Hay otro aspecto que merece subrayarse. La capacidad crítica y utópica del arte actual no nace de una misteriosa unión entre artistas de buena voluntad. Surge de un debate fértil aún no cerrado. Si en la primera mitad del siglo XX las vanguardias artísticas cargaron sobre sus hombros la necesidad de cambiar la vida, el arte, tras la II Guerra Mundial y el holocausto, las armas nucleares y la política de bloques, se hizo más consciente de sus posibilidades y sobre todo, más humilde: ¿es posible una neovanguardia? ¿es mejor ser testigos puntuales, veraces y críticos, de los dolorosos desequilibrios de la sociedad postindustrial? ¿qué es más eficaz, la denuncia o la ironía? ¿ha de confiarse el futuro a la búsqueda de nuevos lenguajes? ¿debe el arte reflexionar sobre sí mismo, como dispositivo, en la llamada crítica institucional?

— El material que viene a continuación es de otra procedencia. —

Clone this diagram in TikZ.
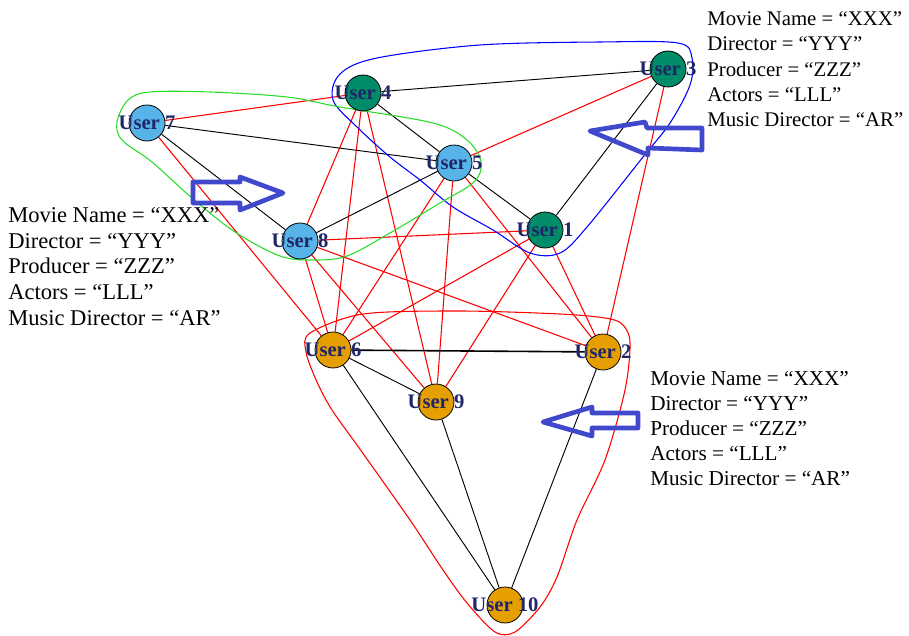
\documentclass[tikz,border=0pt]{standalone}
\usepackage{fontspec}
\setmainfont{Liberation Serif}
\usepackage{xcolor}
\usetikzlibrary{backgrounds}
\definecolor{userblue}{RGB}{86,180,233}
\definecolor{usergreen}{RGB}{0,140,105}
\definecolor{userorange}{RGB}{230,159,0}
\definecolor{labelnavy}{RGB}{31,39,104}
\definecolor{markblue}{RGB}{64,72,204}
\definecolor{lassogreen}{RGB}{40,220,40}

\begin{document}
\begin{tikzpicture}[x=0.75pt, y=-0.75pt,
    user/.style={circle, draw=black, line width=0.6pt, minimum size=27pt, inner sep=0pt},
    ulabel/.style={text=labelnavy, font=\fontsize{15.5}{16}\selectfont\bfseries, inner sep=0pt},
    link/.style={black, line width=0.7pt},
    redlink/.style={red, line width=0.8pt},
    lasso/.style={line width=0.8pt},
    marker/.style={draw=markblue, line width=3.5pt, line join=round},
    info/.style={align=left, anchor=north west, inner sep=0pt}]
            \useasboundingbox (0,0) rectangle (909,635);
            % Nodes
            \node[user, fill=usergreen, label={[ulabel]center:User 3}] (u3) at (668,69) {};
            \node[user, fill=usergreen, label={[ulabel]center:User 4}] (u4) at (363,93) {};
            \node[user, fill=usergreen, label={[ulabel]center:User 1}] (u1) at (545,230) {};
            \node[user, fill=userblue, label={[ulabel]center:User 7}] (u7) at (147,123) {};
            \node[user, fill=userblue, label={[ulabel]center:User 5}] (u5) at (454,163) {};
            \node[user, fill=userblue, label={[ulabel]center:User 8}] (u8) at (300,241) {};
            \node[user, fill=userorange, label={[ulabel]center:User 6}] (u6) at (333,350) {};
            \node[user, fill=userorange, label={[ulabel]center:User 2}] (u2) at (603,352) {};
            \node[user, fill=userorange, label={[ulabel]center:User 9}] (u9) at (436,402) {};
            \node[user, fill=userorange, label={[ulabel]center:User 10}] (u10) at (505,605) {};

            \begin{scope}[on background layer]
            % Red links
            \foreach \a/\b in {u7/u4, u7/u6, u4/u8, u4/u6, u4/u9, u3/u5, u3/u2, u5/u6, u5/u9, u5/u2,
                               u8/u1, u8/u2, u8/u6, u8/u9, u1/u6, u1/u9, u1/u2}
                \draw[redlink] (\a) -- (\b);
            % Black links
            \foreach \a/\b in {u4/u3, u4/u5, u5/u1, u7/u5, u7/u8, u5/u8, u3/u1, u6/u9, u6/u10, u9/u10, u2/u10}
                \draw[link] (\a) -- (\b);
            \draw[link, line width=1.2pt] (u6) -- (u2);

            % Groups
            \draw[lasso, blue] plot[smooth cycle, tension=0.55] coordinates {(333,100) (340,74) (377,58) (480,45)
                (600,42) (678,43) (692,58) (690,85) (670,123) (643,157) (587,227) (560,253) (530,253)
                (493,230) (453,207) (420,180) (390,157) (357,127)};
            \draw[lasso, lassogreen] plot[smooth cycle, tension=0.55] coordinates {(117,122) (128,100) (150,92)
                (210,92) (287,97) (340,107) (433,123) (467,140) (481,162) (474,182) (440,203) (390,233)
                (347,256) (313,260) (280,256) (235,232) (192,198) (152,162) (122,140)};
            \draw[lasso, red] plot[smooth cycle, tension=0.5] coordinates {(310,333) (306,352) (317,382) (332,410)
                (362,452) (410,520) (443,570) (467,603) (495,632) (515,632) (540,607) (557,577) (577,520)
                (605,460) (625,390) (630,342) (622,324) (605,318) (560,314) (460,311) (363,314)};
            \end{scope}

            % Arrows
            \draw[marker] (193,182) -- (240,182) -- (240,177) -- (283,193) -- (240,210) -- (240,203) -- (193,203) -- cycle;
            \draw[marker] (702,128) -- (647,128) -- (645,122) -- (590,131) -- (648,155) -- (648,148) -- (702,150) -- cycle;
            \draw[marker] (638,413) -- (592,413) -- (592,407) -- (543,422) -- (592,436) -- (592,428) -- (638,428) -- cycle;

            % Labels
            \node[info, font=\fontsize{15.6}{19.1}\selectfont] (infoA) at (707,11) {Movie Name = “XXX”\\Director = “YYY”\\Producer = “ZZZ”\\Actors = “LLL”\\Music Director = “AR”};
            \node[info, font=\fontsize{16.9}{19.3}\selectfont] (infoB) at (8,207) {Movie Name = “XXX”\\Director = “YYY”\\Producer = “ZZZ”\\Actors = “LLL”\\Music Director = “AR”};
            \node[info, font=\fontsize{15.9}{18.8}\selectfont] (infoC) at (650,371) {Movie Name = “XXX”\\Director = “YYY”\\Producer = “ZZZ”\\Actors = “LLL”\\Music Director = “AR”};
            \end{tikzpicture}
\end{document}
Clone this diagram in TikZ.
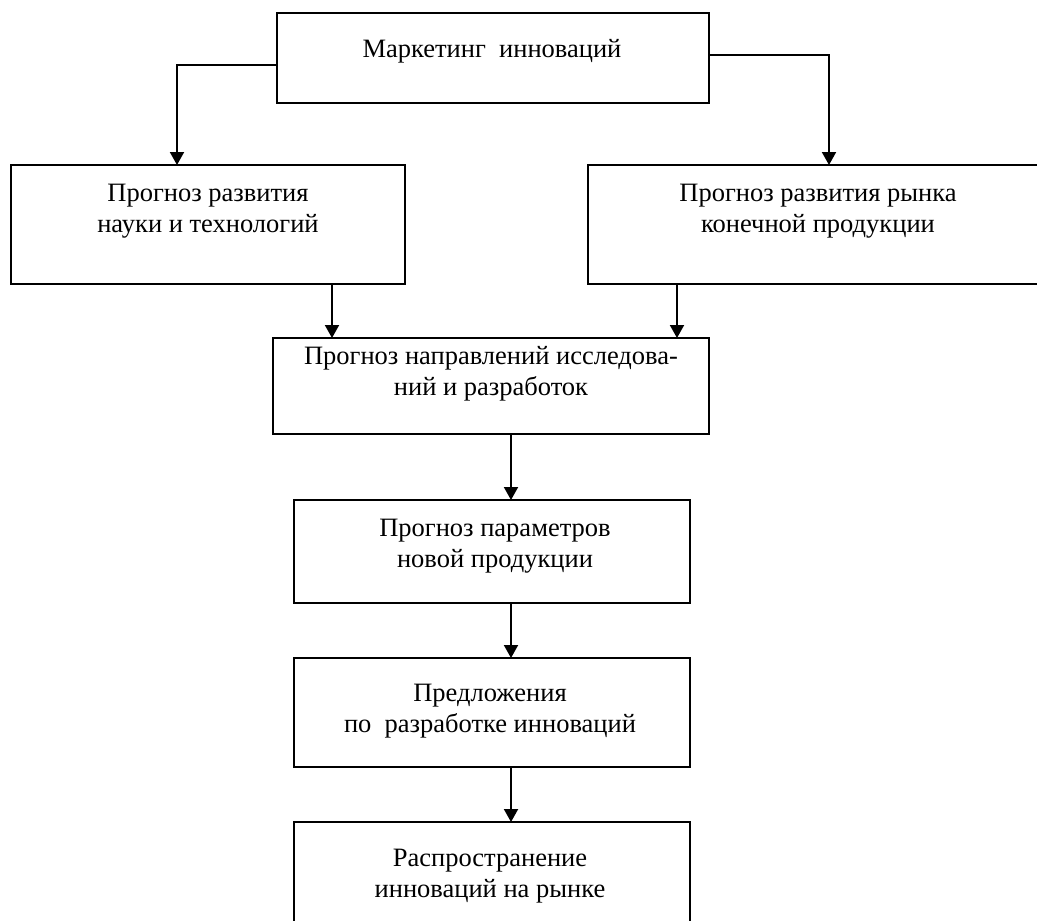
\documentclass[tikz,border=0pt]{standalone}
\usepackage{fontspec}
\setmainfont{Liberation Serif}
\usetikzlibrary{arrows.meta}
\tikzset{
  box/.style={draw=black, line width=2.4pt, inner sep=0pt, outer sep=0pt, rectangle},
  txt/.style={inner sep=0pt, align=center, anchor=base, font=\fontsize{26.5}{31}\selectfont},
  arr/.style={line width=2pt, -{Triangle[length=13pt,width=14pt]}}
}
\begin{document}
\begin{tikzpicture}[x=1pt,y=-1pt]
\useasboundingbox (0,0) rectangle (1037,921);
% boxes
\node[box, minimum width=432pt, minimum height=90pt] (b1) at (493,58) {};
\node[box, minimum width=394pt, minimum height=119pt] (bl) at (208,224.5) {};
\node[box, minimum width=460pt, minimum height=119pt] (br) at (818,224.5) {};
\node[box, minimum width=436pt, minimum height=96pt] (b3) at (491,386) {};
\node[box, minimum width=396pt, minimum height=103pt] (b4) at (492,551.5) {};
\node[box, minimum width=396pt, minimum height=109pt] (b5) at (492,712.5) {};
\node[box, minimum width=396pt, minimum height=128pt] (b6) at (492,886) {};
% texts (anchor = baseline of the last line)
\node[txt] (t1) at (492,57) {Маркетинг\ \ инноваций};
\node[txt] (tl) at (208,232) {Прогноз развития\\науки и технологий};
\node[txt] (tr) at (818,232) {Прогноз развития рынка\\конечной продукции};
\node[txt] (t3) at (491,395) {Прогноз направлений исследова-\\ний и разработок};
\node[txt] (t4) at (495,567) {Прогноз параметров\\новой продукции};
\node[txt] (t5) at (490,732) {Предложения\\по\ \ разработке инноваций};
\node[txt] (t6) at (490,897) {Распространение\\инноваций на рынке};
% connectors
\draw[arr] (b1.west |- 0,65) -| (bl.north -| 177,0);
\draw[arr] (b1.east |- 0,55) -| (br.north -| 829,0);
\draw[arr] (bl.south -| 332,0) -- (b3.north -| 332,0);
\draw[arr] (br.south -| 677,0) -- (b3.north -| 677,0);
\draw[arr] (b3.south -| 511,0) -- (b4.north -| 511,0);
\draw[arr] (b4.south -| 511,0) -- (b5.north -| 511,0);
\draw[arr] (b5.south -| 511,0) -- (b6.north -| 511,0);
\end{tikzpicture}
\end{document}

Estas sí son cuestiones que dan que pensar.

A estos temas se acercan las propuestas arquitectónicas que forman la última sección de la muestra pero aparecen desconectadas del conjunto y sobre todo sin el espacio y los textos necesarios para su mejor comprensión.

'Alpha', de Kazimir Malevich, otra de las piezas que se expone. 'Alpha', de Kazimir Malevich, otra de las piezas que se expone.

'Alpha', de Kazimir Malevich, otra de las piezas que se expone.

Las insuficiencias de esta muestra hacen pensar en cuál es el papel de las sucursales de los grandes museos. ¿Son una mera extensión donde la casa matriz expone piezas seleccionadas a su conveniencia? ¿Van a tener colección propia, como ocurre con otras sucursales? ¿Tendrán una programación a la altura de las de los diversos centros de arte del Estado Español? Las instituciones que promueven esas sucursales ¿buscan impulsar la cultura o atraer al turismo? Son preguntas que merecerían un debate.